Some forests take so long to grow that the word 'patience' feels inadequate. In the Tsitsikamma, a yellowwood sapling planted today may not reach the canopy for 600 years. Nature's Valley sits inside this slow-motion miracle -- a village so thoroughly surrounded by national parkland that the forest, in its unhurried way, seems to be reclaiming it. Tucked between the Tsitsikamma Mountains and the Indian Ocean on South Africa's Garden Route, the settlement occupies a narrow plateau above the Grootrivier lagoon, hemmed by ancient trees on one side and surf on the other. It is one of the few places in the country where a private community exists entirely within a protected reserve.
Step under the Tsitsikamma canopy and the world changes. Sound softens. Light fragments into shifting coins on the forest floor. The air thickens with the smell of earth and humus, so rich you can almost taste it. This is an Afromontane forest, sometimes classified as a coastal temperate rainforest, though it survives on remarkably little precipitation -- roughly 945 millimeters per year, a fraction of what temperate rainforests elsewhere receive. Real Yellowwood, Outeniqua Yellowwood, and Stinkwood tower overhead, their lower branches long since shed in the reach toward light. The Cape flora surrounding Nature's Valley and on the adjacent Platbos Reserve holds UNESCO World Heritage status, a recognition of the extraordinary biodiversity packed into these coastal hills.
The Tsitsikamma's great paradox is that its own nursery depends on destruction. Fynbos, the low shrubby vegetation that blankets the open slopes, consists of obligate seeders that need fire to germinate. These spicy-scented heathlands prepare the soil for nurse trees like the keurboom and Cape lilac, which in turn provide the shade under which yellowwood saplings can survive. But fire also threatens the young trees at the forest margin. If the nursery burns before the saplings are established, the forest edge cannot advance. It can take hundreds of years for that edge to creep forward by mere meters. Add invasive species like Australian blue gums and wattles -- which grow faster and drink deeper than anything native -- and the forest faces pressure from every direction. Platbos Reserve's rehabilitation effort is an experiment in reversing centuries of damage, one firebreak and one cleared invasive at a time.
Archaeological evidence at nearby Robberg and rock art in the De Vasselot section of the park attest to human presence along this coast stretching back millennia. The earliest inhabitants were the people known in South Africa as strandlopers -- beachcombers who lived between the tides and the tree line. By the time European traders arrived in the mid-1600s, the region was home to Khoisan and Bantu peoples. The 18th century brought the timber trade, centered on the port town of Knysna, and with it a period of selective logging that targeted the oldest yellowwoods. The damage was real but not catastrophic: woodcutters chose individual trees, leaving the canopy intact and the saplings to grow. Later generations were less careful, clearing forest for pine plantations and potato fields, degrading the soil that had taken millennia to build.
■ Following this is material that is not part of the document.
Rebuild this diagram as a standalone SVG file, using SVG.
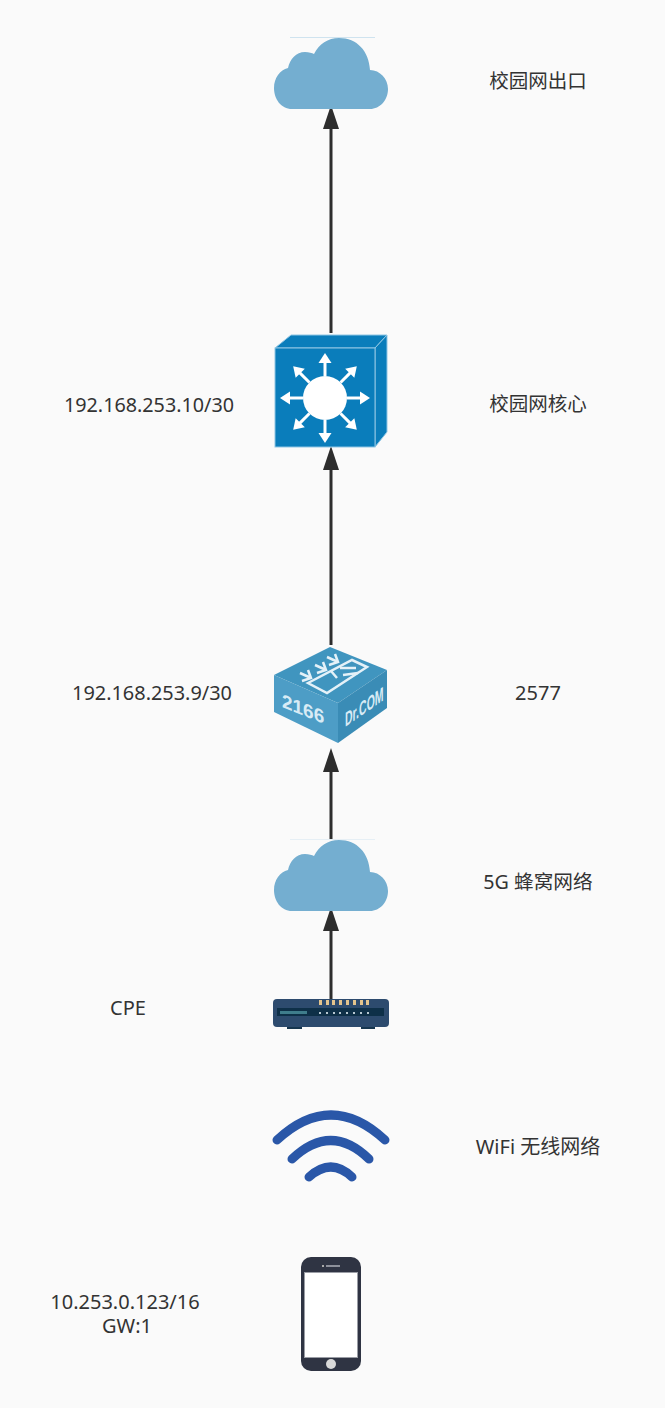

Nature's Valley marks the western terminus of the Otter Trail, widely considered South Africa's finest multi-day hike. Over five days and 44 kilometers, the trail threads along the coast from Storms River Mouth, climbing steeply through evergreen gallery forest, descending to boulder-strewn beaches, and crossing tannin-stained streams the color of dark tea. Hikers who complete the route emerge at the Grootrivier lagoon with a particular kind of exhaustion -- the kind earned through beauty rather than hardship. The lagoon itself offers quieter pleasures: canoeing and sailing on sheltered water, with no powerboats or beach buggies permitted. A walk along the shoreline leads to Pebble Beach, an expanse covered entirely in sea-smoothed cobbles, each one rounded by the patience the Tsitsikamma teaches.
Nature's Valley has one shop, one restaurant, one bar. There is no airport, no rail station. The nearest airports sit in George, 130 kilometers west, and Port Elizabeth, 201 kilometers east. Afrikaans is the most common first language, though English and isiXhosa are also spoken. The community is small enough that a car is unnecessary -- walking is the only way to get around once you arrive. What the village lacks in infrastructure it compensates for in proximity to wildness. The Knysna lourie, a rare tauraco, flashes emerald and crimson through the forest canopy. Sunbirds dart among the fynbos. Bushpig, caracal, and Chacma baboon move through Platbos Reserve. Twenty kilometers east, the Bloukrans Bridge offers the world's highest commercial bungee jump, a reminder that the Tsitsikamma accommodates both contemplation and adrenaline.
Coordinates: 33.98S, 23.56E. Nature's Valley is visible as a small coastal clearing within dense forest along the Tsitsikamma coast. The Grootrivier lagoon provides a clear landmark. Best viewed at 3,000-5,000 ft for the contrast between forest, lagoon, and ocean. Nearest airports: George (FAGE), 130 km west; Port Elizabeth (FAPE), 201 km east. The N2 highway and Bloukrans Bridge are visible navigation references along the coast.